-- start GIVEN RECORDS --

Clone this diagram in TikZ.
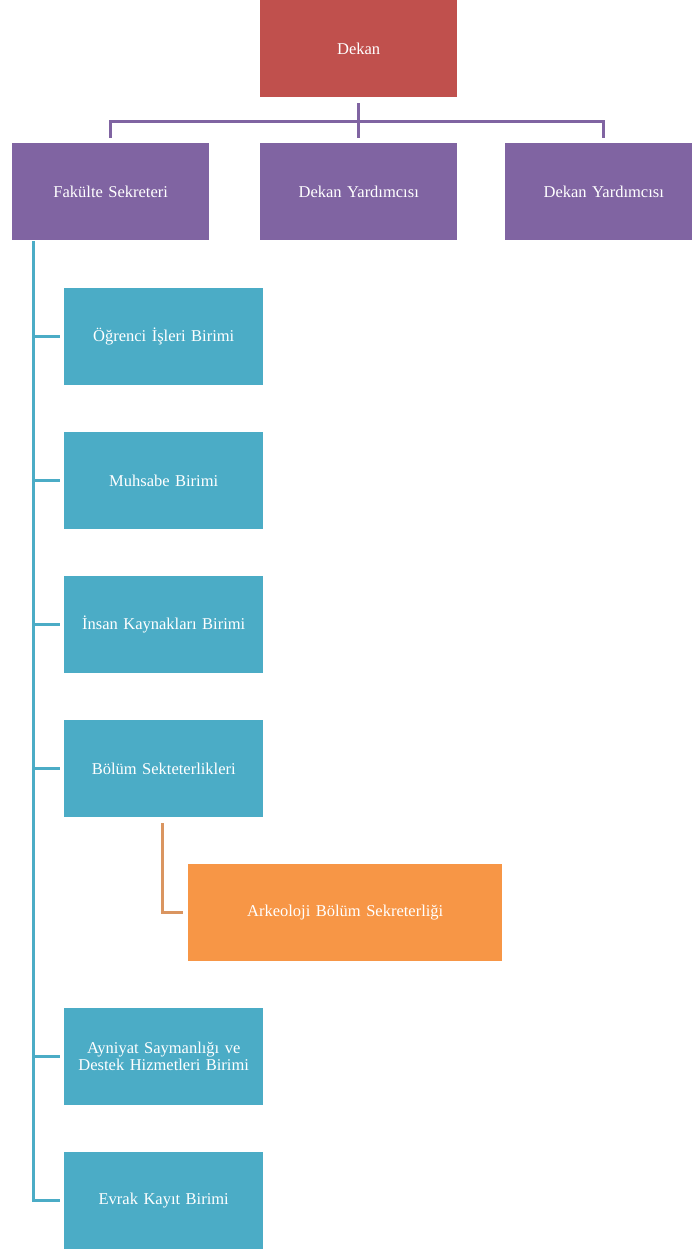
\documentclass[tikz,border=0pt]{standalone}
\usepackage{fontspec}
\setmainfont{Liberation Serif}
\definecolor{cred}{HTML}{C0504D}
\definecolor{cpurple}{HTML}{8064A2}
\definecolor{cteal}{HTML}{4BACC6}
\definecolor{corange}{HTML}{F79646}
\definecolor{corline}{HTML}{DA9560}
\begin{document}
\begin{tikzpicture}[x=1pt,y=-1pt,
  box/.style={rectangle,anchor=north west,inner sep=2pt,minimum height=97pt,align=center,text=white,font=\fontsize{16.5}{17}\selectfont},
  redbox/.style={box,fill=cred,minimum width=197pt,text width=190pt},
  purpbox/.style={box,fill=cpurple,minimum width=197pt,text width=190pt},
  tealbox/.style={box,fill=cteal,minimum width=199pt,text width=194pt},
  orbox/.style={box,fill=corange,minimum width=314pt,text width=306pt},
  pline/.style={draw=cpurple,line width=3pt},
  tline/.style={draw=cteal,line width=3pt},
  oline/.style={draw=corline,line width=3pt}]
\useasboundingbox (0,0) rectangle (692,1251);
\node[redbox] (dekan) at (260,0) {Dekan};
\node[purpbox] (fs) at (12,143) {Fakülte Sekreteri};
\node[purpbox] (dy1) at (260,143) {Dekan Yardımcısı};
\node[purpbox] (dy2) at (505,143) {Dekan Yardımcısı};
\node[tealbox] (og) at (64,288) {Öğrenci İşleri Birimi};
\node[tealbox] (mu) at (64,432) {Muhsabe Birimi};
\node[tealbox] (ik) at (64,576) {İnsan Kaynakları Birimi};
\node[tealbox] (bs) at (64,720) {Bölüm Sekteterlikleri};
\node[orbox] (ark) at (188,864) {Arkeoloji Bölüm Sekreterliği};
\node[tealbox] (ay) at (64,1008) {Ayniyat Saymanlığı ve\\Destek Hizmetleri Birimi};
\node[tealbox] (ev) at (64,1152) {Evrak Kayıt Birimi};
% purple connectors
\draw[pline] ([yshift=-6pt]dekan.south) -- ([yshift=5pt]dy1.north);
\draw[pline] ([yshift=5pt]fs.north) -- ([yshift=22pt]fs.north) -| ([yshift=5pt]dy2.north);
% teal connectors
\coordinate (spine) at ([xshift=21pt,yshift=-1pt]fs.south west);
\draw[tline] (spine) |- ([xshift=-4pt]ev.west);
\foreach \n in {og,mu,ik,bs,ay}{
  \draw[tline] (spine |- \n.west) -- ([xshift=-4pt]\n.west);
}
% orange connector
\draw[oline] ([xshift=98pt,yshift=-6pt]bs.south west) |- ([xshift=-5pt]ark.west);
\end{tikzpicture}
\end{document}
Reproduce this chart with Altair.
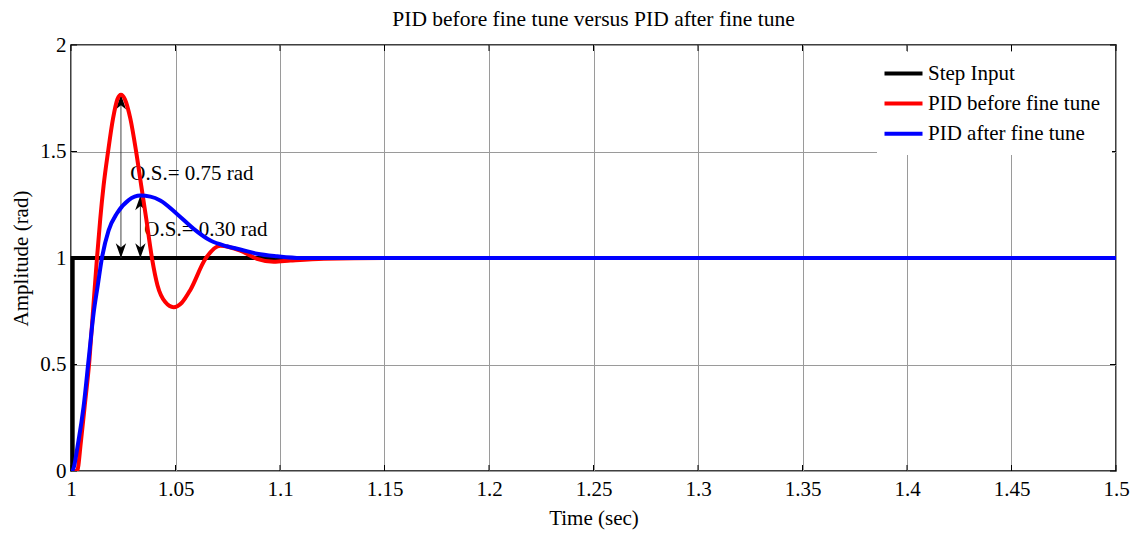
import altair as alt
import pandas as pd

# ---- data ----
series_names = ["Step Input", "PID before fine tune", "PID after fine tune"]
series_colors = ["#000000", "#ff0000", "#0000ff"]

t_step = [1.0008, 1.0008, 1.5]
y_step = [0.0, 1.0, 1.0]

t_before = [1.000, 1.0029, 1.0048, 1.0065, 1.0088, 1.0106, 1.0124, 1.014, 1.0156, 1.0177,
            1.0201, 1.0222, 1.0239, 1.0258, 1.0284, 1.0312, 1.0336, 1.036, 1.0388, 1.0414,
            1.0451, 1.0491, 1.053, 1.0571, 1.0643, 1.0714, 1.081, 1.089, 1.097, 1.105,
            1.121, 1.15, 1.5]
y_before = [0.0, 0.0, 0.143, 0.3, 0.52, 0.76, 0.996, 1.184, 1.34, 1.497,
            1.654, 1.745, 1.766, 1.745, 1.654, 1.497, 1.34, 1.184, 0.996, 0.871,
            0.793, 0.769, 0.79, 0.85, 0.996, 1.058, 1.035, 0.996, 0.982, 0.988,
            0.997, 1.0, 1.0]

t_after = [1.0, 1.0005, 1.0036, 1.006, 1.0084, 1.0108, 1.0128, 1.0148, 1.018, 1.022,
           1.0276, 1.0332, 1.038, 1.0427, 1.0507, 1.0587, 1.0667, 1.0746, 1.081, 1.089,
           1.0986, 1.11, 1.13, 1.5]
y_after = [0.0, 0.0, 0.143, 0.3, 0.52, 0.74, 0.871, 1.0, 1.13, 1.21,
           1.272, 1.293, 1.288, 1.27, 1.207, 1.137, 1.082, 1.055, 1.04, 1.02,
           1.008, 1.0, 1.0, 1.0]

# overshoot annotations
os_time = [1.0239, 1.0332]
os_peak = [1.766, 1.293]
os_base = [1.0, 1.0]
os_text = ["O.S.= 0.75 rad", "O.S.= 0.30 rad"]
os_text_t = [1.0284, 1.0351]
os_text_y = [1.364, 1.104]

x_ticks = [1.0, 1.05, 1.1, 1.15, 1.2, 1.25, 1.3, 1.35, 1.4, 1.45, 1.5]
y_ticks = [0.0, 0.5, 1.0, 1.5, 2.0]

# ---- tables ----
rows = []
for name, ts, ys in [(series_names[0], t_step, y_step),
                     (series_names[1], t_before, y_before),
                     (series_names[2], t_after, y_after)]:
    for i, (t, y) in enumerate(zip(ts, ys)):
        rows.append({"t": t, "y": y, "series": name, "idx": i})
lines_df = pd.DataFrame(rows)

ann_df = pd.DataFrame({"t": os_time, "peak": os_peak, "base": os_base})
txt_df = pd.DataFrame({"t": os_text_t, "y": os_text_y, "label": os_text})
xt_df = pd.DataFrame({"t": x_ticks})
yt_df = pd.DataFrame({"y": y_ticks})

W, H = 1045, 426
FONT = "Liberation Serif"

xscale = alt.Scale(domain=[1.0, 1.5], nice=False, zero=False)
yscale = alt.Scale(domain=[0.0, 2.0], nice=False, zero=False)
cscale = alt.Scale(domain=series_names, range=series_colors)

x_axis = alt.Axis(values=x_ticks, format="~g", title="Time (sec)", grid=True,
                  gridColor="#9a9a9a", gridWidth=1, ticks=False, domain=False,
                  labelFont=FONT, labelFontSize=21, labelColor="black", labelPadding=7,
                  labelFlush=False, labelOverlap=False,
                  titleFont=FONT, titleFontSize=21, titleFontWeight="normal",
                  titleColor="black", titlePadding=8)
y_axis = alt.Axis(values=y_ticks, format="~g", title="Amplitude (rad)", grid=True,
                  gridColor="#9a9a9a", gridWidth=1, ticks=False, domain=False,
                  labelFont=FONT, labelFontSize=21, labelColor="black", labelPadding=5,
                  labelFlush=False, labelOverlap=False,
                  titleFont=FONT, titleFontSize=21, titleFontWeight="normal",
                  titleColor="black", titlePadding=8)

legend = alt.Legend(title=None, orient="none", legendX=806, legendY=7,
                    symbolType="M-2,0 L2,0", symbolSize=361, symbolStrokeWidth=4,
                    labelFont=FONT, labelFontSize=21, labelColor="black",
                    labelOffset=13, padding=10, rowPadding=8.1,
                    symbolOffset=5,
                    fillColor="white", strokeColor="white", labelLimit=400)

X = lambda f="t:Q": alt.X(f, scale=xscale, axis=x_axis)
Y = lambda f="y:Q": alt.Y(f, scale=yscale, axis=y_axis)

def series_layer(name):
    return (alt.Chart(lines_df)
            .transform_filter(alt.datum.series == name)
            .mark_line(strokeWidth=4, strokeCap="butt",
                       interpolate="linear" if name == "Step Input" else "monotone",
                       clip=name != "Step Input")
            .encode(x=X(), y=Y(),
                    color=alt.Color("series:N", scale=cscale, legend=legend),
                    order=alt.Order("idx:Q")))

step = series_layer(series_names[0])
before = series_layer(series_names[1])
after = series_layer(series_names[2])

shafts = alt.Chart(ann_df).mark_rule(color="#444444", strokeWidth=1).encode(
    x=X(), y=Y("base:Q"), y2="peak:Q")

up_head = alt.Chart(ann_df).mark_point(
    shape="M0,0 L-0.6,1.7 L0,1.2 L0.6,1.7 Z", filled=True, color="black",
    size=300, opacity=1).encode(x=X(), y=Y("peak:Q"))

down_head = alt.Chart(ann_df).mark_point(
    shape="M0,0 L-0.6,-1.7 L0,-1.2 L0.6,-1.7 Z", filled=True, color="black",
    size=300, opacity=1).encode(x=X(), y=Y("base:Q"))

texts = alt.Chart(txt_df).mark_text(
    font=FONT, fontSize=21, color="black", align="left", baseline="alphabetic").encode(
    x=X(), y=Y(), text="label:N")

# inward tick marks (MATLAB style), positioned through the scales
tick_len = 6
xt_bottom = alt.Chart(xt_df).mark_rule(color="black", strokeWidth=1).encode(
    x=X(), y=alt.value(H), y2=alt.value(H - tick_len))
xt_top = alt.Chart(xt_df).mark_rule(color="black", strokeWidth=1).encode(
    x=X(), y=alt.value(0), y2=alt.value(tick_len))
yt_left = alt.Chart(yt_df).mark_rule(color="black", strokeWidth=1).encode(
    y=Y(), x=alt.value(0), x2=alt.value(tick_len))
yt_right = alt.Chart(yt_df).mark_rule(color="black", strokeWidth=1).encode(
    y=Y(), x=alt.value(W), x2=alt.value(W - tick_len))

chart = alt.layer(
    xt_bottom, xt_top, yt_left, yt_right, step,
    shafts, up_head, down_head, texts, before, after
).resolve_scale(color="shared").properties(
    width=W, height=H,
    title=alt.Title("PID before fine tune versus PID after fine tune",
                    font=FONT, fontSize=21.5, fontWeight="normal", color="black",
                    anchor="middle", offset=4),
    autosize=alt.AutoSizeParams(type="none"),
    padding={"left": 71, "top": 45, "right": 25, "bottom": 62},
).configure(background="white").configure_view(stroke="black", strokeWidth=1.5)

chart.save("out.html", embed_options={"renderer": "svg", "actions": False})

-- end GIVEN RECORDS --

[DIRECTION] Your task is to quote, unchanged, only the lines from the line bearing "Reproduce this chart with Altair." through the line bearing "y_step = [0.0, 1.0, 1.0]"; the pictures are not part of the copy.

[EXERCISE ANSWER]
Reproduce this chart with Altair.
import altair as alt
import pandas as pd

# ---- data ----
series_names = ["Step Input", "PID before fine tune", "PID after fine tune"]
series_colors = ["#000000", "#ff0000", "#0000ff"]

t_step = [1.0008, 1.0008, 1.5]
y_step = [0.0, 1.0, 1.0]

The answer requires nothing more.